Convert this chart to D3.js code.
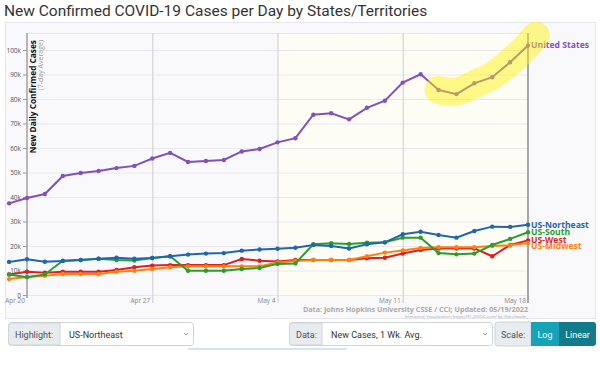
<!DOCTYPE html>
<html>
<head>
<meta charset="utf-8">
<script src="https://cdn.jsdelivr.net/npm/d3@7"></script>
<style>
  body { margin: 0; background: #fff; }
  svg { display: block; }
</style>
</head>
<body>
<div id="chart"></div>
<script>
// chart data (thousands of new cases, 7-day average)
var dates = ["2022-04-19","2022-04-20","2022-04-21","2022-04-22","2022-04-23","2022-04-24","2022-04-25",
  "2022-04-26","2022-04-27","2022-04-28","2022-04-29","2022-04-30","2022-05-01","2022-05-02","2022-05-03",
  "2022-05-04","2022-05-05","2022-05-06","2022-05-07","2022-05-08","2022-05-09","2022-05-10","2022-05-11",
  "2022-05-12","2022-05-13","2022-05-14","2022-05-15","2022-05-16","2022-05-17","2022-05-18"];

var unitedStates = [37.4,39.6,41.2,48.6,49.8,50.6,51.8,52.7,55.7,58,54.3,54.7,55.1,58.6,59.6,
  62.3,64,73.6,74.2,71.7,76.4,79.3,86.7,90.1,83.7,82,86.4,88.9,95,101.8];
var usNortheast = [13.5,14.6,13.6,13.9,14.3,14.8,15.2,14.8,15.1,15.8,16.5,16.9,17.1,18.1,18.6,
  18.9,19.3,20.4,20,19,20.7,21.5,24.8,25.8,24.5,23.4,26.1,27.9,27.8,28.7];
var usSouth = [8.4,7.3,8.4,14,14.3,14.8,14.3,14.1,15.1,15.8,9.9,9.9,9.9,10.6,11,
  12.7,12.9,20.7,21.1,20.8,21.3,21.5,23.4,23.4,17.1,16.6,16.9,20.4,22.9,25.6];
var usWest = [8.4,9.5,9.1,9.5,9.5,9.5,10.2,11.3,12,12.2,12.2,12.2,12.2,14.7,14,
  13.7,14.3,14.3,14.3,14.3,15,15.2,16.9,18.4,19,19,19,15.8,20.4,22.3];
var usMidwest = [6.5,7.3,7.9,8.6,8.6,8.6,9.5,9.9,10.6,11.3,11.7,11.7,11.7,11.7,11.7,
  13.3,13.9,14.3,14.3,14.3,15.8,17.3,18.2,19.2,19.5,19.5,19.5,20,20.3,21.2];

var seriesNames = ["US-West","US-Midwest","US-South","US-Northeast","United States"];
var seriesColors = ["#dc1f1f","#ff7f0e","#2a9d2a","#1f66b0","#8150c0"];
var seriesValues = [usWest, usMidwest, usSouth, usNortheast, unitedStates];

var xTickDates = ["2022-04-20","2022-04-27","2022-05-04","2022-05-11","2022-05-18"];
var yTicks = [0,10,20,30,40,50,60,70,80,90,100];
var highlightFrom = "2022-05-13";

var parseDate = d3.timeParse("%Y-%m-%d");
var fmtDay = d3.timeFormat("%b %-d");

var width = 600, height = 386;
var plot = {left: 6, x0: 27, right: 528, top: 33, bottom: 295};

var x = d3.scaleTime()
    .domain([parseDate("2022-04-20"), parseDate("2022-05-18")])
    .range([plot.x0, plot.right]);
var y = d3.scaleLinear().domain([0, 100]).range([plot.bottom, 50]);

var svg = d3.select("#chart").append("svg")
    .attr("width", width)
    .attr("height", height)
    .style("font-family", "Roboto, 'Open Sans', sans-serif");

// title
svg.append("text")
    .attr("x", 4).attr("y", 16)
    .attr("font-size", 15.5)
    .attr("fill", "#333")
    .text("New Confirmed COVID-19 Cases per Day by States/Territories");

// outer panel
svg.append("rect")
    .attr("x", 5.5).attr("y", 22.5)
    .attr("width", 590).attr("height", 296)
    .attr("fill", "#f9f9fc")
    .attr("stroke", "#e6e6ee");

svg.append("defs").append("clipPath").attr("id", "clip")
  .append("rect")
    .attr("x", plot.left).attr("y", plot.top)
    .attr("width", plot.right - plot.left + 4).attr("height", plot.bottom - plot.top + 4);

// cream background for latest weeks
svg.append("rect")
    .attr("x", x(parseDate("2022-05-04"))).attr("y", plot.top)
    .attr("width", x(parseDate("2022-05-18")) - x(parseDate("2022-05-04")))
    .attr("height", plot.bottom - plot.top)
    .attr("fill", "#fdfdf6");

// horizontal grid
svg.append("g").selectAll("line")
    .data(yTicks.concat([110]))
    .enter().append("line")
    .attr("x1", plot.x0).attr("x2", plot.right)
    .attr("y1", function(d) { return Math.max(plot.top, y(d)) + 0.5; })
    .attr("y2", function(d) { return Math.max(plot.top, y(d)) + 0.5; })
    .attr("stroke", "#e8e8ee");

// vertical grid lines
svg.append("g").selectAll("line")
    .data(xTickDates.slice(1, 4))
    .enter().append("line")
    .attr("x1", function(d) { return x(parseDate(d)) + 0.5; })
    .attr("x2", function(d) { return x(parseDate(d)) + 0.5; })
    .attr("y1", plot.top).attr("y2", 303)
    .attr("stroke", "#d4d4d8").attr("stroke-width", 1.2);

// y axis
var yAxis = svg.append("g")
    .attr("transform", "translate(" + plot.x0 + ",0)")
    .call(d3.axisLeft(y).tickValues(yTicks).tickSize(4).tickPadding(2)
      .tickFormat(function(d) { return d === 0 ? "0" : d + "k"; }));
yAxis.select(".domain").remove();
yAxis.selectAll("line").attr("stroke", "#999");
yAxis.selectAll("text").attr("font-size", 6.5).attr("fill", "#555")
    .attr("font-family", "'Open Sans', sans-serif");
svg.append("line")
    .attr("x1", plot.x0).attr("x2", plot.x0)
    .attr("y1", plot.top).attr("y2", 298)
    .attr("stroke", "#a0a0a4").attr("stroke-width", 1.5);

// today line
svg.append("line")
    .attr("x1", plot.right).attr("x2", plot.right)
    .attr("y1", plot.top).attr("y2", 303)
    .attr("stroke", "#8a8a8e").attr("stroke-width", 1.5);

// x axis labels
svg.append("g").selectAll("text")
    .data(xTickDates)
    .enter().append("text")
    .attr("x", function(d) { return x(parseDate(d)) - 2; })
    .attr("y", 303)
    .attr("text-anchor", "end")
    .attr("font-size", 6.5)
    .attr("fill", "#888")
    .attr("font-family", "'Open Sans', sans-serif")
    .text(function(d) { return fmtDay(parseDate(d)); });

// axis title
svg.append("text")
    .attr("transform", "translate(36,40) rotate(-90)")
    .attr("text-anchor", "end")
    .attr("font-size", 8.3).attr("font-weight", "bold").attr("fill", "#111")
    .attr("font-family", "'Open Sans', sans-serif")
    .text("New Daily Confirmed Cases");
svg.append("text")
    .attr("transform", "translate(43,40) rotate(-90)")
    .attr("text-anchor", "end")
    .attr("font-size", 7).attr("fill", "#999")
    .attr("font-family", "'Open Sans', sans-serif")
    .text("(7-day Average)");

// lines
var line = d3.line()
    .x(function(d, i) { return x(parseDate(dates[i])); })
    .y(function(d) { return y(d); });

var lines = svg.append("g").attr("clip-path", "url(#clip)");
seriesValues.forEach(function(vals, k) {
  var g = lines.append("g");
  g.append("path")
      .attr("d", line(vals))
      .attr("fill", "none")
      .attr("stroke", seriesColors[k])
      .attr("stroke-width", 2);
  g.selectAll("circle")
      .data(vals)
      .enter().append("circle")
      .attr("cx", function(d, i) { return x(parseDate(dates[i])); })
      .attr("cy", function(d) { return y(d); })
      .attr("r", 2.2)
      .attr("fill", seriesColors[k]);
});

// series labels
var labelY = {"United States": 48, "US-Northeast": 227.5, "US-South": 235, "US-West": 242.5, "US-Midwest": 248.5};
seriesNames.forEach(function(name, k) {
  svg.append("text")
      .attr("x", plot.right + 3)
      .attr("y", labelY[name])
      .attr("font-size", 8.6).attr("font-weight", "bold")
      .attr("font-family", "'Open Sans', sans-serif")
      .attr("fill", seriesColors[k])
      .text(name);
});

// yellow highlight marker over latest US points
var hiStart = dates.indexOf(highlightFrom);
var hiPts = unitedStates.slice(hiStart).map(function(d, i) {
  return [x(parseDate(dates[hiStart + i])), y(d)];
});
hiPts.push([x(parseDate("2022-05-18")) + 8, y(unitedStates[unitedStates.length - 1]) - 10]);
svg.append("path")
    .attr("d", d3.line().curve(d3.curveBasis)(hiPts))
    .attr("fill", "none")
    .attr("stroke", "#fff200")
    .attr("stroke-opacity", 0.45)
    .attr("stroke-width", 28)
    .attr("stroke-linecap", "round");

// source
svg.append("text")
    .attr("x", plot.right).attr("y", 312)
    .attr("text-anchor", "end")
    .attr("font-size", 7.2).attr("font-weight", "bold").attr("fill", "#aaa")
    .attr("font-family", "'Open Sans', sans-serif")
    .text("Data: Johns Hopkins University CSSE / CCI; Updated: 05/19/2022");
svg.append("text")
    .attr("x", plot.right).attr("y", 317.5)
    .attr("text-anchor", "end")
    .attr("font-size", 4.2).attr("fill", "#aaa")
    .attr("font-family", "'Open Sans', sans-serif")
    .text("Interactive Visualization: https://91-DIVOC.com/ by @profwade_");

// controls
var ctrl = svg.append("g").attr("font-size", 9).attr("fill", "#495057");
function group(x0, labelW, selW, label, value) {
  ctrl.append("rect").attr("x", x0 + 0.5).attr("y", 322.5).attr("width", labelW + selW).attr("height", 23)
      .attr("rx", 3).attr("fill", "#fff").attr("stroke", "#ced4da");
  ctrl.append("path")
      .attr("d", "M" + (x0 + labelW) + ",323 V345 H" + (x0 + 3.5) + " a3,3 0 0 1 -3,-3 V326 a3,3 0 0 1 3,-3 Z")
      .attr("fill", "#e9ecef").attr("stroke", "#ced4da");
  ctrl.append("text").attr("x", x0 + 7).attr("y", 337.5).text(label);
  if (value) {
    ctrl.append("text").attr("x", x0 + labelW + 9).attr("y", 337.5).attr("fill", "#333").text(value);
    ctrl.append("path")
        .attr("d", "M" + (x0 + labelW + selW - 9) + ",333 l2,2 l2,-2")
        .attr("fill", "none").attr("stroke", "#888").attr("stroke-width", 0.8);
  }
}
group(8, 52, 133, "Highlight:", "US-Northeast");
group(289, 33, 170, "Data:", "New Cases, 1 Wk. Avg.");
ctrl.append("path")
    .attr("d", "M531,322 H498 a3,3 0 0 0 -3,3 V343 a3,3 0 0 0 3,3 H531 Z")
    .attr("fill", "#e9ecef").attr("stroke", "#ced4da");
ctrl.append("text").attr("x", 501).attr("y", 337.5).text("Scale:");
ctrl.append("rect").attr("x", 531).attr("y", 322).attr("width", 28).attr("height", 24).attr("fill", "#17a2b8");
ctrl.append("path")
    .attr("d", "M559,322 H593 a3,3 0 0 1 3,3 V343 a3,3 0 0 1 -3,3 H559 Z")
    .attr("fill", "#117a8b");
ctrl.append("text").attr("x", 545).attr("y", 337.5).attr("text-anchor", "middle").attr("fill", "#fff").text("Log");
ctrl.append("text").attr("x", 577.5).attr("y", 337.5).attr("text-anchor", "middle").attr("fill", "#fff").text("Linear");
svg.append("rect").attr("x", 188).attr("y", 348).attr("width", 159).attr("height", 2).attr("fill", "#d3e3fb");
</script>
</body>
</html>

-------

Look for the word "chart" in every line of the listing and copy the lines that have it.

Convert this chart to D3.js code.
<div id="chart"></div>
// chart data (thousands of new cases, 7-day average)
var svg = d3.select("#chart").append("svg")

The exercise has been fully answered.